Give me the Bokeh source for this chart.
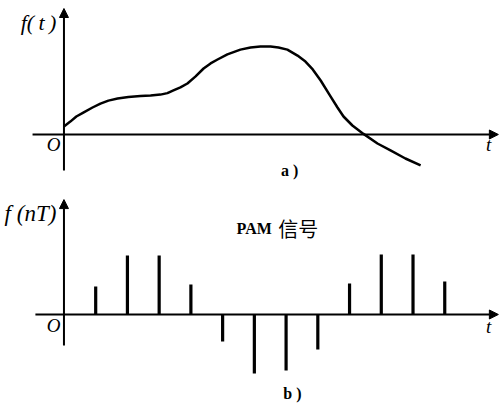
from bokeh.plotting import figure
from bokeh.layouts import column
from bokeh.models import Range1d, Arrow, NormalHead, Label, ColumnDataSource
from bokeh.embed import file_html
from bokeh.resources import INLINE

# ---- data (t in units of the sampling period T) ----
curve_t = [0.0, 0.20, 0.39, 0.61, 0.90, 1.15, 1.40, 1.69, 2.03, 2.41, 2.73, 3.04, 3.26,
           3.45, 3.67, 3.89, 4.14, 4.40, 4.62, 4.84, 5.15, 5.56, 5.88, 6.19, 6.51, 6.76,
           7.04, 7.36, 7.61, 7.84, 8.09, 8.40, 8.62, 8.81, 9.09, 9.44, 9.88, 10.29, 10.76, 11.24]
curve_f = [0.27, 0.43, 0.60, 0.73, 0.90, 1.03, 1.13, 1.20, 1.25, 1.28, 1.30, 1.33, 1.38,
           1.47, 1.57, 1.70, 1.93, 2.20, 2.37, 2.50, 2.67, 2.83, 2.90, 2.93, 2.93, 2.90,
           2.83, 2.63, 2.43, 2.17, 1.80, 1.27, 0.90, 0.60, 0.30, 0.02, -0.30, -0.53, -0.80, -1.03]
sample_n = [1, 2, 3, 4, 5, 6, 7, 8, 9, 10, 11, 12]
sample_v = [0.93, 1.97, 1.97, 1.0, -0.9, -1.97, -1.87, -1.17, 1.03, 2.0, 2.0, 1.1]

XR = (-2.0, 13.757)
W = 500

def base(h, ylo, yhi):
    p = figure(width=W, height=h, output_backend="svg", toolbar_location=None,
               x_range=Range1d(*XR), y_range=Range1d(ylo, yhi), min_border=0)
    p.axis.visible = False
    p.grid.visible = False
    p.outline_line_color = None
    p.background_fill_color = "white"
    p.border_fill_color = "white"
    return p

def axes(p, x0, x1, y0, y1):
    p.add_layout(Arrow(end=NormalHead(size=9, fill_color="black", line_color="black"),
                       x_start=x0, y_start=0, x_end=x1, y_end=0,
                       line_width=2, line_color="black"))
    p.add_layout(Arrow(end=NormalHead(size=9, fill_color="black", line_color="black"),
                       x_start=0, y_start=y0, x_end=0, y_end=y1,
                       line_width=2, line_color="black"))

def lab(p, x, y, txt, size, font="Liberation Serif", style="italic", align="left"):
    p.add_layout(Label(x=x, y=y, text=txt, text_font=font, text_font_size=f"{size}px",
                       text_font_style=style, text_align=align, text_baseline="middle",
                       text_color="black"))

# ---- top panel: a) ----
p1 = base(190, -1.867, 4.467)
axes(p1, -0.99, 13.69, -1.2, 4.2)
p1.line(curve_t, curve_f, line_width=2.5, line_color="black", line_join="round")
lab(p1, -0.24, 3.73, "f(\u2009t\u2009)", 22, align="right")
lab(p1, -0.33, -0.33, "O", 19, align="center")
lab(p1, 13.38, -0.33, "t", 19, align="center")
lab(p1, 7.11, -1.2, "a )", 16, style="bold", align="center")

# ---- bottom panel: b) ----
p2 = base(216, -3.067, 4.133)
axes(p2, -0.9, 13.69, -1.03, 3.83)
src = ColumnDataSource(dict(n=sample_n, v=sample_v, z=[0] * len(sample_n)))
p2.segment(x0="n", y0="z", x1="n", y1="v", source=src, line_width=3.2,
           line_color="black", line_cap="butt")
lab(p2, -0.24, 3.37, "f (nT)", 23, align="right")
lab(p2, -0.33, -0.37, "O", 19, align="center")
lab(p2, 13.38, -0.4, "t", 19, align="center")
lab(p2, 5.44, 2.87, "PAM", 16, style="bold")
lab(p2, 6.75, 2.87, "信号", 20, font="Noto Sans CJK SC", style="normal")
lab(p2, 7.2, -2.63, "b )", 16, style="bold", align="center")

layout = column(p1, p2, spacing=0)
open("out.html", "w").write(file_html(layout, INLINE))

════

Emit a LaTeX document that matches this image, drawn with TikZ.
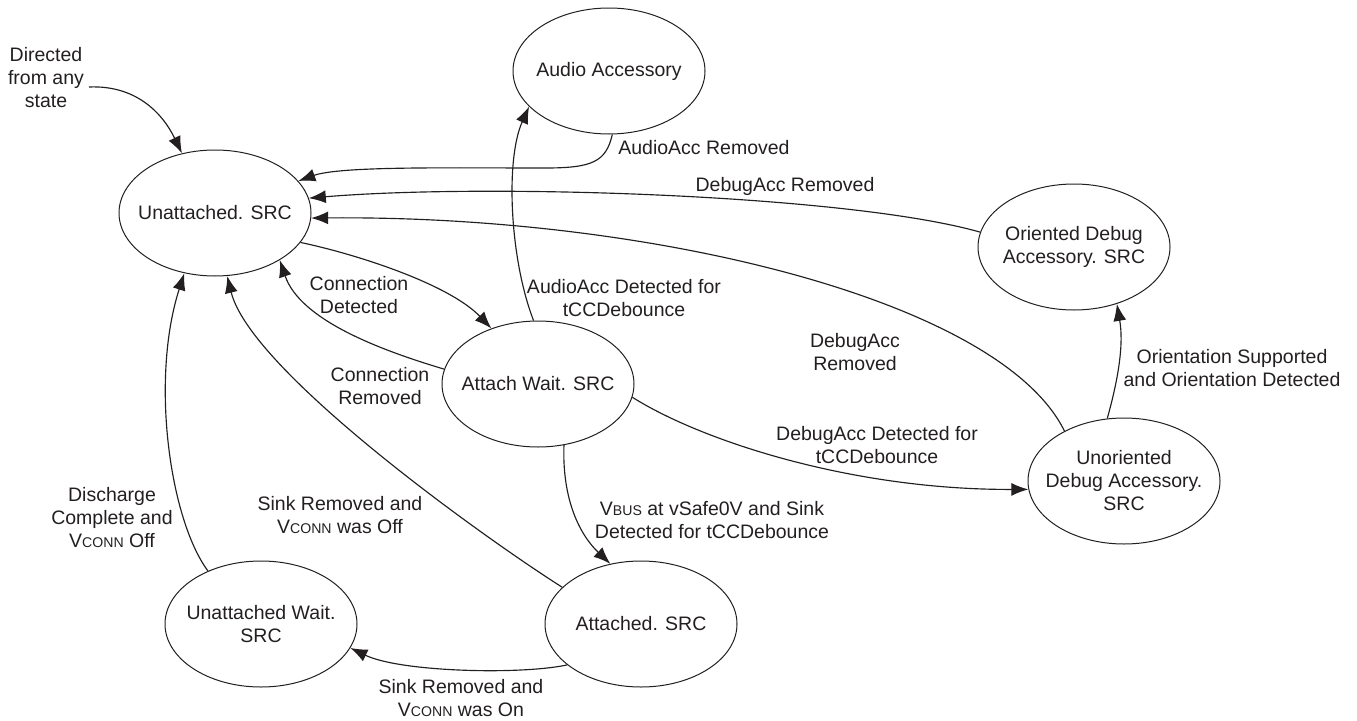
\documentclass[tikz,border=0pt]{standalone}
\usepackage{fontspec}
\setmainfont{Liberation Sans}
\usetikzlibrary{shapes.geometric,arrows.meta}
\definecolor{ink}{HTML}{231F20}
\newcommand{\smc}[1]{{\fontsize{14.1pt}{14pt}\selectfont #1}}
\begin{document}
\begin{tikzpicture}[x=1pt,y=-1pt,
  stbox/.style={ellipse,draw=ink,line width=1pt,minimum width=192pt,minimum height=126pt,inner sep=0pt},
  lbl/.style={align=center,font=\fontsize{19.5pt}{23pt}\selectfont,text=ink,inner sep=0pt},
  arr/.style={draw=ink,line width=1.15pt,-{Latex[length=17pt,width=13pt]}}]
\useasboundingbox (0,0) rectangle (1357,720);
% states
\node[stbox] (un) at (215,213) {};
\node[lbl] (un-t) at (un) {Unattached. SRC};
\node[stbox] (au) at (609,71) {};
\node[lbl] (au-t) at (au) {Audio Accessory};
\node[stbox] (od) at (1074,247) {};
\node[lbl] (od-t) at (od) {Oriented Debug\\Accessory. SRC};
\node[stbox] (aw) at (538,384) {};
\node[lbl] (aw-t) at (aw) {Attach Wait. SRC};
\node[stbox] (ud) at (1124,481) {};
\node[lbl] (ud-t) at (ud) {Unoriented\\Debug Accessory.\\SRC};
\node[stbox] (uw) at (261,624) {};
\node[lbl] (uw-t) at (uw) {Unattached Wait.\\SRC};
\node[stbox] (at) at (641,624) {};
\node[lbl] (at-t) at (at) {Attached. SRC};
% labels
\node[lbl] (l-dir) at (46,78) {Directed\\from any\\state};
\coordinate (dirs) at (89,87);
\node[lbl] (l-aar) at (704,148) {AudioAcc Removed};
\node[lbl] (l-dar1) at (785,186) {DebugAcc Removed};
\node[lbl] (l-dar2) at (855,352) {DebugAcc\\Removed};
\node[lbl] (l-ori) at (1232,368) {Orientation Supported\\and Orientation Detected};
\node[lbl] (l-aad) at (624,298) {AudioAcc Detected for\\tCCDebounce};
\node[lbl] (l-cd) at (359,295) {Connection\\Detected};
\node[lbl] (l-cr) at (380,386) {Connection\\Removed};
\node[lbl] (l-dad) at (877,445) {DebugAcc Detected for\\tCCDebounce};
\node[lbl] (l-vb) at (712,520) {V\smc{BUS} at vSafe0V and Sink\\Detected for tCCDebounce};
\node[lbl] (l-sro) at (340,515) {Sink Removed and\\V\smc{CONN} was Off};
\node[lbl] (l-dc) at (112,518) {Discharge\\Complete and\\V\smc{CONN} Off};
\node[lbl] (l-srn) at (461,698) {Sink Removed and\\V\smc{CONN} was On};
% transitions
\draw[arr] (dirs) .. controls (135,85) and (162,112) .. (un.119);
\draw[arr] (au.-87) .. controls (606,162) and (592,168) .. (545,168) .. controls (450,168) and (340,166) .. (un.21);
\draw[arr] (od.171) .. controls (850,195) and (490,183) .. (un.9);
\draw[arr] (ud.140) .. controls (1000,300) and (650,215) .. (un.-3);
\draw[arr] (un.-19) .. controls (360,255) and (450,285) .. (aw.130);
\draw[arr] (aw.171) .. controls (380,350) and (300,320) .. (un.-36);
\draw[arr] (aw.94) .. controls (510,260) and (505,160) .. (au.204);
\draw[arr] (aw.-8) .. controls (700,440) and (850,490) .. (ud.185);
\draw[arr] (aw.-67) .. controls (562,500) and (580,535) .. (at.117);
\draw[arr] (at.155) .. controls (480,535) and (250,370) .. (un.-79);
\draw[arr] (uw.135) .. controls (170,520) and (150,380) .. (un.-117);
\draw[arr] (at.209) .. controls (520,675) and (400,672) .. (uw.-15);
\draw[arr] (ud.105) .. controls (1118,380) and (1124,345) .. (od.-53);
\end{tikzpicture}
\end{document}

════

▶ **TASK REQUIREMENTS**: Provide only the number of lines in the entries that hold the word "this".

▶ **EXERCISE ANSWER**: 2